Aimless, Tuesday, 2 July 2013 21:29 (thirteen years ago)

Add to that that I think a lot of the early promoters of free speech were literally talking about printing presses, pamphlets and public speaking. Now we have the telephone, the television, cinema, the internet, all of which alter communication massively each in their own way and together. Dunno if that should make a difference or be registered by free speech arguments. Maybe, maybe not, but it seems like something that gets missed a lot.

cardamon, Tuesday, 2 July 2013 21:29 (thirteen years ago)

The internet analogizes pretty well to printing presses and publication, with the owner of the server as the publisher. I can upload my posts to ilx or my photos to flickr, just as I can write a letter to the editor and use the newspaper to disseminate my letter, but that use is conditional on the editors of the newspaper wanting to publish it. Similarly, paid space on a server is subject to the conditions of sale, as imposed by the owner and accepted by the buyer, as with ads in a newspaper.

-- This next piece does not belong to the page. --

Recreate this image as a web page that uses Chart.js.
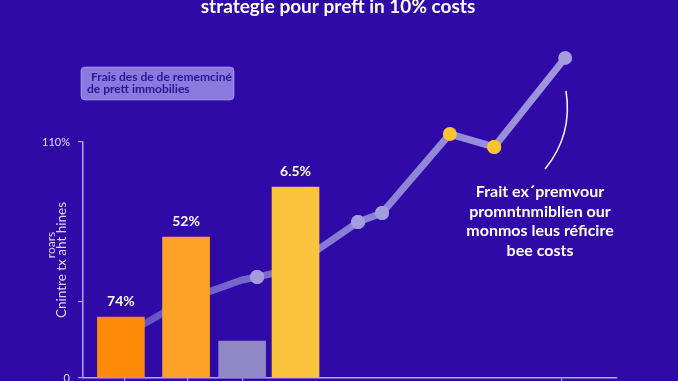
<!DOCTYPE html>
<html>
<head>
<meta charset="utf-8">
<script src="https://cdn.jsdelivr.net/npm/chart.js@4"></script>
<style>
  html, body { margin: 0; padding: 0; background: #2f0aa6; }
  #wrap { width: 678px; height: 381px; position: relative; overflow: hidden; background: #2f0aa6; }
  canvas { display: block; }
</style>
</head>
<body>
<div id="wrap"><canvas id="c" width="678" height="381"></canvas></div>
<script>
// ---- data ----
const chartTitle = "strategie pour preft in 10% costs";
const legendLines = ["Frais des de de rememciné", "de prett immobilies"];
const yTitleLines = ["roars", "Cnintre tx aht hines"];
const noteLines = ["Frait ex\u00B4premvour", "promntnmiblien our", "monmos leus réficire", "bee costs"];

const barPositions = [0.71, 1.93, 2.98, 3.98];
const barValues = [28.4, 65.7, 17.2, 89.0];
const barValueLabels = ["74%", "52%", "", "6.5%"];

const linePositions = [0.71, 1.93, 2.98, 3.26, 3.84, 5.15, 5.60, 6.87, 7.70, 9.03];
const lineValues = [19.1, 36.4, 45.7, 47.1, 50.3, 72.7, 76.9, 113.7, 107.7, 149.2];

const xTickValues = [0.77, 1.95, 2.98, 8.97];
const yTickValues = [0, 35.4, 110];
const yTickLabels = ["0", "", "110%"];

// ---- styles ----
const FONT = "Lato, 'Open Sans', sans-serif";
const AXIS = "#b0a5ee";
const barColors = ["#ff8a08", "#ffa328", "#8f86c6", "#fcc33d"];
const markerRadius = [0, 0, 0, 7, 0, 7, 7, 7, 7, 7];
const markerColors = ["#a59ce0", "#a59ce0", "#a59ce0", "#a59ce0", "#a59ce0", "#a59ce0", "#a59ce0", "#fbc231", "#fbc231", "#a59ce0"];

const decorPlugin = {
  id: "decor",
  afterDatasetsDraw(chart) {
    // draw the line's markers without chart-area clipping (some lie above the axis top)
    const ctx = chart.ctx;
    const big = { left: -10000, top: -10000, right: 10000, bottom: 10000 };
    chart.getDatasetMeta(1).data.forEach(p => p.draw(ctx, big));
  },
  afterDraw(chart) {
    const ctx = chart.ctx;
    ctx.save();
    // title
    ctx.fillStyle = "#ffffff";
    ctx.font = "bold 19px " + FONT;
    ctx.textAlign = "center";
    ctx.textBaseline = "alphabetic";
    ctx.fillText(chartTitle, 338, 13);

    // legend box
    ctx.fillStyle = "#8a7add";
    ctx.beginPath();
    ctx.roundRect(81, 67, 153, 33, 4);
    ctx.fill();
    ctx.strokeStyle = "rgba(200,190,255,0.5)";
    ctx.lineWidth = 1;
    ctx.stroke();
    ctx.fillStyle = "#2a1696";
    ctx.font = "bold 12px " + FONT;
    ctx.textAlign = "left";
    ctx.textBaseline = "middle";
    ctx.fillText(legendLines[0], 91, 77);
    ctx.fillText(legendLines[1], 87, 89);

    // y axis title (rotated)
    ctx.fillStyle = "#ddd7ff";
    ctx.textAlign = "center";
    ctx.save();
    ctx.font = "12px " + FONT;
    ctx.translate(51, 245);
    ctx.rotate(-Math.PI / 2);
    ctx.fillText(yTitleLines[0], 0, 0);
    ctx.restore();
    ctx.save();
    ctx.font = "13.5px " + FONT;
    ctx.translate(62, 260);
    ctx.rotate(-Math.PI / 2);
    ctx.fillText(yTitleLines[1], 0, 0);
    ctx.restore();

    // bar value labels
    const meta = chart.getDatasetMeta(0);
    ctx.fillStyle = "#ffffff";
    ctx.font = "bold 14px " + FONT;
    ctx.textAlign = "center";
    ctx.textBaseline = "middle";
    meta.data.forEach((el, i) => {
      if (barValueLabels[i]) ctx.fillText(barValueLabels[i], el.x, el.y - 16);
    });

    // annotation arrow
    ctx.strokeStyle = "#f2eeff";
    ctx.lineWidth = 1.6;
    ctx.beginPath();
    ctx.moveTo(566, 91);
    ctx.quadraticCurveTo(573, 135, 545, 169);
    ctx.stroke();

    // annotation text
    ctx.fillStyle = "#ffffff";
    ctx.font = "bold 16px " + FONT;
    ctx.textAlign = "center";
    noteLines.forEach((t, i) => ctx.fillText(t, 540, 192 + i * 19.5));
    ctx.restore();
  }
};

new Chart(document.getElementById("c"), {
  type: "bar",
  data: {
    datasets: [
      {
        type: "bar",
        data: barPositions.map((x, i) => ({ x: x, y: barValues[i] })),
        backgroundColor: barColors,
        borderWidth: 0,
        barThickness: 47,
        order: 1
      },
      {
        type: "line",
        data: linePositions.map((x, i) => ({ x: x, y: lineValues[i] })),
        borderColor(ctx) {
          const a = ctx.chart.chartArea;
          if (!a) return "#8a7fd4";
          const g = ctx.chart.ctx.createLinearGradient(a.left, 0, a.right, 0);
          g.addColorStop(0, "#5a44bf");
          g.addColorStop(0.5, "#8a7fd4");
          g.addColorStop(1, "#a49cdf");
          return g;
        },
        borderWidth: 7,
        tension: 0,
        fill: false,
        clip: false,
        pointRadius: markerRadius,
        pointBackgroundColor: markerColors,
        pointBorderWidth: 0,
        pointHoverRadius: markerRadius,
        order: 2
      }
    ]
  },
  options: {
    responsive: false,
    animation: false,
    events: [],
    layout: { autoPadding: false, padding: { left: 0, right: 61, top: 142, bottom: 0 } },
    plugins: { legend: { display: false }, tooltip: { enabled: false }, title: { display: false } },
    scales: {
      x: {
        type: "linear",
        min: 0,
        max: 10,
        offset: false,
        afterBuildTicks(s) { s.ticks = xTickValues.map(v => ({ value: v })); },
        afterFit(s) { s.height = 3; s.paddingLeft = 0; s.paddingRight = 0; },
        ticks: { display: true, callback: () => "", padding: 0 },
        grid: { display: true, offset: false, drawOnChartArea: false, drawTicks: true, tickLength: 4, color: AXIS, lineWidth: 1.2 },
        border: { display: true, color: AXIS, width: 1.5 }
      },
      y: {
        type: "linear",
        min: 0,
        max: 110,
        afterBuildTicks(s) { s.ticks = yTickValues.map(v => ({ value: v })); },
        afterFit(s) { s.width = 83; s.paddingTop = 0; s.paddingBottom = 0; },
        ticks: {
          color: "#e0dcff",
          font: { family: FONT, size: 11 },
          padding: 8,
          callback: (v, i) => yTickLabels[i]
        },
        grid: { display: true, offset: false, drawOnChartArea: false, drawTicks: true, tickLength: 5, color: AXIS, lineWidth: 1.2 },
        border: { display: true, color: AXIS, width: 1.5 }
      }
    }
  },
  plugins: [decorPlugin]
});
</script>
</body>
</html>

Aimless, Tuesday, 2 July 2013 21:38 (thirteen years ago)

ppl who don't think liberals do this apparently haven't met every white ex-hippy/deadhead/pink floyd megafan boomer dude i've met
this:

There's also a sense online that some people who are mainly interested in free speech - may have a reasoned, valuable commitment to it - sometimes 'swoop' into discussions merely to assert that free speech is more important than anything else and then swoop out again.

def seems true but it immediately makes me think of, like, my old HS history teacher on facebook and also younger rockist dudes who attribute "free speech" and "censorship" mainly to artistic expression (lenny bruce and allen ginsberg are our greatest heroes of the past century! parental advisory stickers are fascism!) who then apply that one idea to every single thing ever bcz they don't really have much other Terrible Injustices to feel directly affected by. i am possibly projecting as i am describing myself in middle school.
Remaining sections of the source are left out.